In the best of worlds, “The Western civilized world would not just feed us up with some neutral statements but actually start the procedure of imposing personal sanctions—not only formally but, I mean, informally as well, which will lead [to] the oligarchs putting their guns down and stopping supporting Yanukovych and finally he will have to leave his office. And probably somewhere in February or March we will end up with a free election of the parliament and a free election of the president which will mean generally a new start of the project called ‘Ukraine’ and probably somewhere in the spring the signature of the EU AA.”
However, she and the other protestors know that a much different future could occur if the West fails to impose personal sanctions or loses interest in Ukraine’s fate. “Then we see the bill of Russia scenario [where] all the active NGO leaders as well as political opposition and free media will be either put into jail or disappear or have to leave the country for political reasons and there will be no one to continue resistance as no one will want to go to jail. So the bill of Russia scenario will mean that Yanukovych will join the club of eternal dictators and Ukraine will continue to be very dependent on Russian money. And Yanukovych himself will be known as a vassal of Putin.”
Still, Orobets is optimistic for her country. “I do not see people generally supporting Yanukovych,” she says. “There are not as many people [as] it was during the Orange Revolution coming to Kiev protesting and supporting the government. So right now [the only ones] who really support Yanukovych are riot police, internal army and those two thousand people bought, as well as tetushkas. Tetushkas are known to be petty criminals organizing provocations against peaceful protests.”
Because of this, Orobets believes that Ukraine is actually more unified than the government would have the outside world believe. “This is a myth that Ukraine is divided in East and West,” she says. “Sixty to seventy percent of Ukrainians do support Euro-integration even in Eastern Ukraine. Another figure is that at least 50 percent of those who supported Yanukovych and his party in parliamentarian and presidential elections do see their integration course as European.

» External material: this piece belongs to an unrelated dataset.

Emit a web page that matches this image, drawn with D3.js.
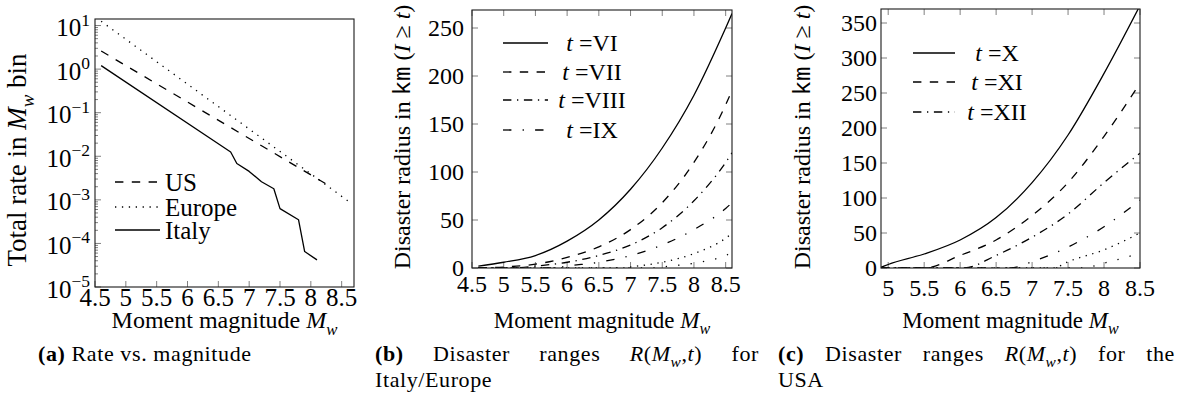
<!DOCTYPE html>
<html><head><meta charset="utf-8">
<script src="https://cdn.jsdelivr.net/npm/d3@7"></script>
<style>
body{margin:0;background:#fff}
text{font-family:'Liberation Serif','DejaVu Serif',serif;fill:#000}
</style></head>
<body><svg id="chart" width="1184" height="405"></svg>
<script>
// ---------------- DATA ----------------
// (a) rate vs magnitude
const rateTickExp = [-5,-4,-3,-2,-1,0,1];
const magTicksA = [4.5,5,5.5,6,6.5,7,7.5,8,8.5];
const usMw = [4.6, 8.3];
const usRate = [2.6, 0.0021];
const europeMw = [4.6, 8.6];
const europeRate = [12.5, 0.00095];
const italyMw = [4.6, 6.7, 6.8, 7.0, 7.2, 7.4, 7.5, 7.8, 7.9, 8.1];
const italyRate = [1.2, 0.0125, 0.0068, 0.0045, 0.0026, 0.0018, 0.00063, 0.00035, 0.000065, 0.000042];

// (b) Italy/Europe disaster radius
const magTicksB = [4.5,5,5.5,6,6.5,7,7.5,8,8.5];
const radTicksB = [0,50,100,150,200,250];
const bVIMw = [4.6,5,5.5,6,6.5,7,7.5,8,8.5,8.6];
const bVIR  = [2,6,13,28,50,82,125,180,250,265];
const bVIIMw = [4.6,5,5.5,6,6.5,7,7.5,8,8.5,8.6];
const bVIIR  = [0,1,4,11,22,40,68,110,170,185];
const bVIIIMw = [4.6,5.1,5.5,6,6.5,7,7.5,8,8.5,8.6];
const bVIIIR  = [0,0,2,6,13,24,42,70,110,120];
const bIXMw = [4.6,5.8,6,6.5,7,7.5,8,8.5,8.6];
const bIXR  = [0,0,2,6,13,24,40,62,68];
const bXMw = [4.6,6.9,7,7.5,8,8.5,8.6];
const bXR  = [0,0,1,6,15,31,36];
const bXIMw = [4.6,7.4,7.5,8,8.5,8.6];
const bXIR  = [0,0,1,5,13,16];
const legendB = ['VI','VII','VIII','IX'];

// (c) USA disaster radius
const magTicksC = [5,5.5,6,6.5,7,7.5,8,8.5];
const radTicksC = [0,50,100,150,200,250,300,350];
const cXMw = [4.9,5,5.5,6,6.5,7,7.5,8,8.5];
const cXR  = [1,5,20,40,72,122,190,278,375];
const cXIMw = [4.9,5.5,6,6.5,7,7.5,8,8.5];
const cXIR  = [0,0,18,40,75,122,188,264];
const cXIIMw = [4.9,6.05,6.5,7,7.5,8,8.5];
const cXIIR  = [0,0,18,44,77,122,164];
const cXIIIMw = [4.9,6.7,7,7.5,8,8.5];
const cXIIIR  = [0,0,9,30,59,97];
const cXIVMw = [4.9,7.3,7.5,8,8.5];
const cXIVR  = [0,0,9,26,50];
const cXVMw = [4.9,7.7,8,8.5];
const cXVR  = [0,0,7,21];
const legendC = ['X','XI','XII'];

// ---------------- STYLE ----------------
const PT = 2.8, LW = 1.3;
const DASH = {
  solid: null,
  dashed: `${3*PT},${3*PT}`,
  dotted: `${LW},${2*PT}`,
  dashdotted: `${3*PT},${2*PT},${LW},${2*PT}`,
  looselydashdotted: `${3*PT},${4*PT},${LW},${4*PT}`,
  looselydotted: `${LW},${4*PT}`
};
const FS_CAP = 22, CAP_LS = 0.6;
const TICKC = '#808080';

const svg = d3.select('#chart');

function runs(text, parts, fs){
  let shift = 0;
  parts.forEach(r=>{
    const ts = text.append('tspan').text(r.t);
    if(r.i) ts.attr('font-style','italic');
    if(r.b) ts.attr('font-weight','bold');
    if(r.f) ts.attr('font-family', r.f);
    const target = r.sub ? 0.28*fs : (r.sup ? -0.42*fs : 0);
    if(r.sub || r.sup) ts.attr('font-size', 0.7*fs);
    if(target !== shift){ ts.attr('dy', target - shift); shift = target; }
  });
  return text;
}

function frame(x, y){
  const [x0,x1] = x.range(), [y0,y1] = y.range();
  svg.append('rect').attr('x',x0).attr('y',y1).attr('width',x1-x0).attr('height',y0-y1)
    .attr('fill','none').attr('stroke','#1a1a1a').attr('stroke-width',1.1);
}
function clip(id, x, y){
  const [x0,x1] = x.range(), [y0,y1] = y.range();
  svg.append('clipPath').attr('id',id).append('rect')
    .attr('x',x0).attr('y',y1).attr('width',x1-x0).attr('height',y0-y1);
}
function xTicks(x, y, vals, len, both){
  const [y0,y1] = y.range();
  vals.forEach(v=>{
    svg.append('line').attr('x1',x(v)).attr('x2',x(v)).attr('y1',y0).attr('y2',y0-len)
      .attr('stroke',TICKC).attr('stroke-width',1);
    if(both) svg.append('line').attr('x1',x(v)).attr('x2',x(v)).attr('y1',y1).attr('y2',y1+len)
      .attr('stroke',TICKC).attr('stroke-width',1);
  });
}
function yTicks(x, y, vals, len, both){
  const [x0,x1] = x.range();
  vals.forEach(v=>{
    svg.append('line').attr('y1',y(v)).attr('y2',y(v)).attr('x1',x0).attr('x2',x0+len)
      .attr('stroke',TICKC).attr('stroke-width',1);
    if(both) svg.append('line').attr('y1',y(v)).attr('y2',y(v)).attr('x1',x1).attr('x2',x1-len)
      .attr('stroke',TICKC).attr('stroke-width',1);
  });
}
function xLabels(x, vals, yb, fs){
  vals.forEach(v=>{
    svg.append('text').attr('x',x(v)).attr('y',yb).attr('text-anchor','middle')
      .attr('font-size',fs).text(String(v));
  });
}
function yLabels(y, vals, xr, fs){
  vals.forEach(v=>{
    svg.append('text').attr('x',xr).attr('y',y(v)).attr('dy','0.34em').attr('text-anchor','end')
      .attr('font-size',fs).text(String(v));
  });
}
function xTitle(x, yb, fs){
  const [x0,x1] = x.range();
  const t = svg.append('text').attr('x',(x0+x1)/2).attr('y',yb).attr('text-anchor','middle').attr('font-size',fs);
  runs(t, [{t:'Moment magnitude '},{t:'M',i:1},{t:'w',i:1,sub:1}], fs);
}
function yTitle(xc, yc, parts, fs){
  const t = svg.append('text').attr('transform',`translate(${xc},${yc}) rotate(-90)`)
    .attr('text-anchor','middle').attr('dy','0.34em').attr('font-size',fs);
  runs(t, parts, fs);
}
function drawLine(x, y, mw, vals, style, clipId){
  const line = d3.line().x((d,i)=>x(mw[i])).y(d=>y(d)).curve(d3.curveMonotoneX);
  const p = svg.append('path').attr('d', line(vals)).attr('fill','none')
    .attr('stroke','#000').attr('stroke-width',LW);
  if(DASH[style]) p.attr('stroke-dasharray', DASH[style]);
  if(clipId) p.attr('clip-path',`url(#${clipId})`);
}
function drawPoly(x, y, mw, vals, style){
  const line = d3.line().x((d,i)=>x(mw[i])).y(d=>y(d));
  const p = svg.append('path').attr('d', line(vals)).attr('fill','none')
    .attr('stroke','#000').attr('stroke-width',LW).attr('stroke-linejoin','round');
  if(DASH[style]) p.attr('stroke-dasharray', DASH[style]);
}
function legendRow(x0, x1, yr, style){
  const p = svg.append('line').attr('x1',x0).attr('x2',x1).attr('y1',yr).attr('y2',yr)
    .attr('stroke','#000').attr('stroke-width',LW);
  if(DASH[style]) p.attr('stroke-dasharray', DASH[style]);
}

// ---------------- PANEL A ----------------
const FSA = 25;
const xA = d3.scaleLinear().domain([4.5,8.7]).range([95,354]);
const yA = d3.scaleLog().domain([1e-5, Math.pow(10,1.15)]).range([287,19]);
const majorA = rateTickExp.map(e=>Math.pow(10,e));
const minorA = yA.ticks().filter(v=>!majorA.some(m=>Math.abs(m-v)/m<1e-6));
yTicks(xA, yA, minorA, 3, false);
yTicks(xA, yA, majorA, 6, false);
xTicks(xA, yA, magTicksA, 6, false);
drawPoly(xA, yA, europeMw, europeRate, 'dotted');
drawPoly(xA, yA, usMw, usRate, 'dashed');
drawPoly(xA, yA, italyMw, italyRate, 'solid');
frame(xA, yA);
rateTickExp.forEach(e=>{
  const t = svg.append('text').attr('x',90).attr('y',yA(Math.pow(10,e))).attr('dy','0.42em')
    .attr('text-anchor','end').attr('font-size',FSA);
  runs(t, [{t:'10'},{t:(e<0?'\u2212':'')+Math.abs(e),sup:1}], FSA);
});
xLabels(xA, magTicksA, 306, FSA);
xTitle(xA, 328, 24);
yTitle(17, 160, [{t:'Total rate in '},{t:'M',i:1},{t:'w',i:1,sub:1},{t:' bin'}], 27);
[['US','dashed',182],['Europe','dotted',207],['Italy','solid',230]].forEach(([lab,st,yr])=>{
  legendRow(115,160,yr,st);
  svg.append('text').attr('x',165).attr('y',yr).attr('dy','0.34em').attr('font-size',25).text(lab);
});

// ---------------- PANEL B ----------------
const FSB = 24;
const xB = d3.scaleLinear().domain([4.5,8.6]).range([472,732]);
const yB = d3.scaleLinear().domain([0,268.75]).range([268,10]);
clip('clipB', xB, yB);
xTicks(xB, yB, magTicksB, 6, true);
yTicks(xB, yB, radTicksB, 6, true);
const stylesB = ['solid','dashed','dashdotted','looselydashdotted','dotted','looselydotted'];
[[bVIMw,bVIR],[bVIIMw,bVIIR],[bVIIIMw,bVIIIR],[bIXMw,bIXR],[bXMw,bXR],[bXIMw,bXIR]]
  .forEach(([m,r],i)=>drawLine(xB, yB, m, r, stylesB[i], 'clipB'));
frame(xB, yB);
yLabels(yB, radTicksB, 464, FSB);
xLabels(xB, magTicksB, 292, FSB);
xTitle(xB, 328, 23);
const ylabBC = [{t:'Disaster radius in '},{t:'km',f:'Liberation Mono'},{t:' ('},{t:'I',i:1},{t:' \u2265 '},{t:'t',i:1},{t:')'}];
yTitle(402, 137, ylabBC, 24);
[43,72,100,130].forEach((yr,i)=>{
  legendRow(503,548,yr,stylesB[i]);
  const t = svg.append('text').attr('x',592).attr('y',yr).attr('dy','0.34em').attr('text-anchor','middle').attr('font-size',FSB);
  runs(t, [{t:'t',i:1},{t:' ='},{t:legendB[i]}], FSB);
});

// ---------------- PANEL C ----------------
const xC = d3.scaleLinear().domain([4.9,8.5]).range([881,1140]);
const yC = d3.scaleLinear().domain([0,370]).range([268,9]);
clip('clipC', xC, yC);
xTicks(xC, yC, magTicksC, 6, true);
yTicks(xC, yC, radTicksC, 6, true);
[[cXMw,cXR],[cXIMw,cXIR],[cXIIMw,cXIIR],[cXIIIMw,cXIIIR],[cXIVMw,cXIVR],[cXVMw,cXVR]]
  .forEach(([m,r],i)=>drawLine(xC, yC, m, r, stylesB[i], 'clipC'));
frame(xC, yC);
yLabels(yC, radTicksC, 877, FSB);
xLabels(xC, magTicksC, 296, FSB);
xTitle(xC, 328, 23);
yTitle(802, 137, ylabBC, 24);
[53,82,112].forEach((yr,i)=>{
  legendRow(913,955,yr,stylesB[i]);
  const t = svg.append('text').attr('x',997).attr('y',yr).attr('dy','0.34em').attr('text-anchor','middle').attr('font-size',FSB);
  runs(t, [{t:'t',i:1},{t:' ='},{t:legendC[i]}], FSB);
});

// ---------------- CAPTIONS ----------------
function capText(x, yb){
  return svg.append('text').attr('x',x).attr('y',yb).attr('font-size',FS_CAP).attr('letter-spacing',CAP_LS);
}
function justifyLine(words, x0, x1, yb){
  const nodes = words.map(w=>{
    const t = capText(0, yb);
    runs(t, w, FS_CAP);
    return t;
  });
  const widths = nodes.map(n=>n.node().getComputedTextLength());
  const total = d3.sum(widths);
  const gap = (x1-x0-total)/(words.length-1);
  let cx = x0;
  nodes.forEach((n,i)=>{ n.attr('x',cx); cx += widths[i]+gap; });
}
runs(capText(38, 361), [{t:'(a)',b:1},{t:' Rate vs. magnitude'}], FS_CAP);
const Rterm = [{t:'R',i:1},{t:'('},{t:'M',i:1},{t:'w',i:1,sub:1},{t:','},{t:'t',i:1},{t:')'}];
justifyLine([[{t:'(b)',b:1}],[{t:'Disaster'}],[{t:'ranges'}],Rterm,[{t:'for'}]], 375, 759, 361);
capText(375, 387).text('Italy/Europe');
justifyLine([[{t:'(c)',b:1}],[{t:'Disaster'}],[{t:'ranges'}],Rterm,[{t:'for'}],[{t:'the'}]], 778, 1175, 361);
capText(778, 387).text('USA');
</script></body></html>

So the country is more supportive of Euro-integration and there’s not much conflict inside the country between the population—rather between the population and Yanukovych and his team.”
As for the deal with the oligarchs she says, “A good signal is that today all channels, except for the only national channel UT-1, were showing the real picture of Maidan and the real actions of riot police rather than making it out as Russian channels are known to be. And as all Ukrainian channels are owned by oligarchs this should be [interpreted] as a good sign.”
Even after Yanukovych doubled back and announces that he will sign the EU AA after all, Orobets wouldn’t buy it. At this point, a majority of the population probably doesn’t either, regardless of whether they support him. Orobets sees this as the same game he’s been playing all along, “No logic. No trust to his words,” she says. Yet even if Yanukovych does sign the AA, it may already be too late. The impetus that first brought the people of Ukraine out into the frozen streets has transformed into something far greater than anger over a trade deal; it has become something constructive. Those protesting in Maidan now realize the power they have to take back their country and to make it better. They are unlikely to turn around now and go home.